Start by writing the contribution year at the top of the page. Many IRA mistakes happen because a deposit made in January, February, March, or early April can be coded for the prior year or current year. Then list every IRA contribution already made for that year across Roth and traditional accounts. Include automatic transfers, spouse contributions, and any contribution made at a different custodian. The combined limit applies across IRA types, so a correction cannot be planned from one account screen alone.

Next, estimate the household tax picture using the most conservative facts you currently have. If income is uncertain, create a low, expected, and high case. The high case is the one that often reveals whether a Roth contribution might need to be reduced or recharacterized. If filing status is uncertain because of marriage, separation, or a spouse living apart, do not guess from last year’s return. Put the uncertainty in the evidence folder and ask a tax professional or the custodian what information they need.

Finally, contact the custodian with one narrow request. Instead of saying “fix my Roth,” state the contribution date, amount, tax year, current account type, desired account type or excess-removal question, and whether earnings or losses should be moved. Ask for written confirmation after completion. This turns a stressful correction into a traceable administrative action.

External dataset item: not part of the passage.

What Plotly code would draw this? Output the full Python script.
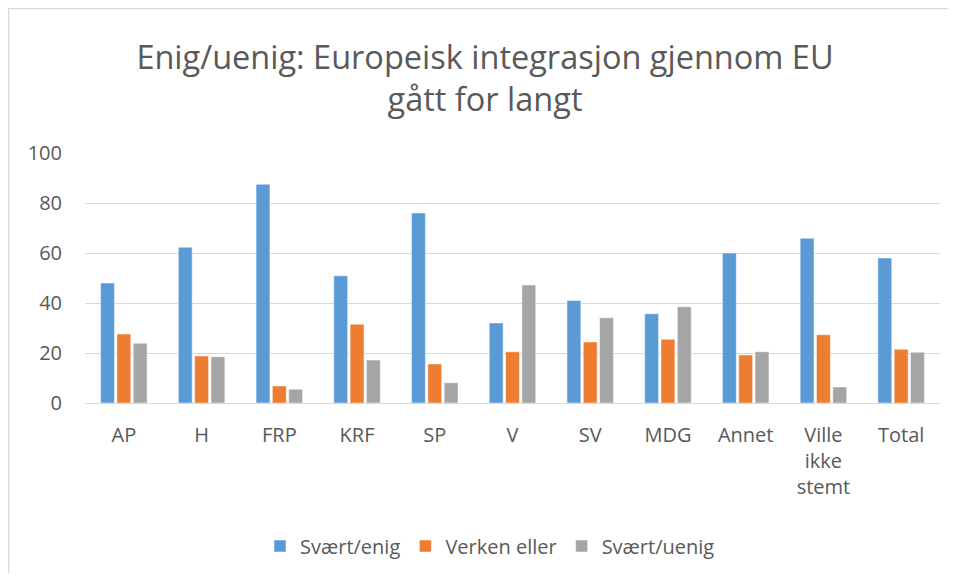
import plotly.graph_objects as go

categories = ["AP", "H", "FRP", "KRF", "SP", "V", "SV", "MDG", "Annet", "Ville<br>ikke<br>stemt", "Total"]
enig = [48, 62.3, 87.5, 50.9, 76, 32, 41, 35.7, 60, 65.9, 58]
verken = [27.6, 18.8, 6.8, 31.5, 15.6, 20.5, 24.4, 25.5, 19.2, 27.3, 21.5]
uenig = [23.9, 18.5, 5.5, 17.2, 8.1, 47.2, 34.1, 38.5, 20.5, 6.4, 20.3]
series_names = ["Svært/enig", "Verken eller", "Svært/uenig"]
colors = ["#5B9BD5", "#ED7D31", "#A5A5A5"]
y_ticks = [0, 20, 40, 60, 80, 100]

# page body has an 8px margin, so the figure is drawn from (8, 8)
W, H = 940, 565
L, R, T, B = 77, 8, 145, 170
pw, ph = W - L - R, H - T - B

def px_to_paper_x(px):
    return (px - L) / pw

def px_to_paper_y(py):
    return (H - B - py) / ph

fig = go.Figure()
for name, vals, c in zip(series_names, [enig, verken, uenig], colors):
    fig.add_trace(go.Bar(
        x=categories, y=vals, name=name,
        marker=dict(color=c, line=dict(color="rgba(255,255,255,0.6)", width=0.8)),
    ))

font_family = "'Open Sans', sans-serif"
fig.update_layout(
    width=W, height=H,
    margin=dict(l=L, r=R, t=T, b=B),
    paper_bgcolor="white", plot_bgcolor="white",
    barmode="group", bargap=0.37, bargroupgap=0.15,
    font=dict(family=font_family, color="#595959", size=20),
    title=dict(
        text="Enig/uenig: Europeisk integrasjon gjennom EU<br>gått for langt",
        x=px_to_paper_x(477), xref="paper", xanchor="center",
        y=1 - 61 / H, yanchor="middle",
        font=dict(size=32.5, color="#595959", family=font_family),
    ),
    yaxis=dict(
        range=[0, 100], tickvals=y_ticks, showgrid=True,
        gridcolor="#D9D9D9", gridwidth=1.3, zeroline=False,
        showline=False, ticks="", ticklabelstandoff=22,
        tickfont=dict(size=20, color="#595959"),
    ),
    xaxis=dict(
        showline=True, linecolor="#D9D9D9", linewidth=1.3,
        ticks="", ticklabelstandoff=14,
        tickfont=dict(size=20, color="#595959"),
    ),
    legend=dict(
        orientation="h", x=px_to_paper_x(482), xanchor="center",
        y=px_to_paper_y(538), yanchor="middle",
        font=dict(size=20, color="#595959"),
        itemwidth=30, tracegroupgap=0,
    ),
    showlegend=True,
)

border = dict(color="#D9D9D9", width=1.3)
fig.add_shape(type="line", xref="paper", yref="paper",
              x0=px_to_paper_x(0.7), x1=px_to_paper_x(0.7),
              y0=px_to_paper_y(0), y1=px_to_paper_y(H), line=border)
fig.add_shape(type="line", xref="paper", yref="paper",
              x0=px_to_paper_x(0), x1=px_to_paper_x(W),
              y0=px_to_paper_y(0.7), y1=px_to_paper_y(0.7), line=border)

fig.write_html("out.html")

Backdoor Roth caution points

A backdoor Roth workflow can be reasonable for some households, but it is not simply “contribute, convert, forget.” The taxpayer needs to understand basis tracking, the pro-rata rule, year-end IRA balances, and Form 8606 reporting. Existing traditional, SEP, or SIMPLE IRA balances can change the tax result even if the new contribution was nondeductible. Employer plan rollovers, inherited accounts, and spouse accounts should be reviewed carefully rather than blended into a casual online checklist.

If the household is using a tax preparer, give the preparer the contribution confirmation, conversion confirmation, year-end account values, and any recharacterization or excess-removal letters. If using software, read the screens slowly and compare the draft Form 8606 with the custodian records. The goal is not to avoid taxes by clever wording; it is to report the exact transaction that occurred.

What not to do

Do not withdraw money from an IRA as if it were an ordinary bank transfer unless you understand the tax reporting. Do not make a second contribution to “cancel out” the first one. Do not assume a custodian representative is giving tax advice; many can explain operational choices but cannot decide the best tax outcome for you. Do not wait until the filing deadline week if the correction requires a custodian calculation. Most importantly, do not rely on screenshots alone when official forms will arrive months later.

Household review questions before year-end

Ask whether anyone in the household changed jobs, received a raise, received equity compensation, started consulting, sold investments, or changed filing status. Ask whether a spouse made an IRA contribution at another custodian. Ask whether the taxpayer is covered by an employer retirement plan, because that can affect traditional IRA deduction planning even when Roth eligibility is the immediate concern. These questions sound repetitive, but they prevent the common mistake of correcting only the account you can see.

Also review cash needs before requesting a correction. If money must leave the IRA to remove an excess, the timing and earnings calculation can affect the amount received. If the contribution is recharacterized instead, the money stays in retirement accounts but moves to a different IRA type. Those outcomes are not interchangeable. Write the tradeoff in plain language so the household understands what happened when tax forms arrive later.

Recharacterization evidence checklist

  • Save the original contribution confirmation, account type, date, and tax year.
  • Estimate modified adjusted gross income before adding more contributions.
  • Ask the custodian to calculate net income or loss rather than guessing.
  • Keep all 1099-R, 5498, 8606, and return-preparation notes together.
  • Recheck all IRA balances before a backdoor Roth conversion.
  • Do not delete messages after the custodian completes the correction.

FAQ

Is this guide current for 2026?

It was checked on June 13, 2026 against the listed public resources, but IRA limits, phaseouts, forms, and custodian processes can change.

Is a recharacterization the same as a conversion?

No. A recharacterization changes how a contribution is treated; a conversion moves assets from a traditional-type IRA to a Roth IRA and has different reporting.

When should I get expert help?

Get qualified tax or financial help if an excess contribution, amended return, backdoor Roth, self-employment income, or spouse IRA balance is involved.

A clean Roth IRA correction is mostly documentation. Slow down, name the exact problem, preserve the custodian trail, and make the tax reporting match the facts instead of relying on memory months later.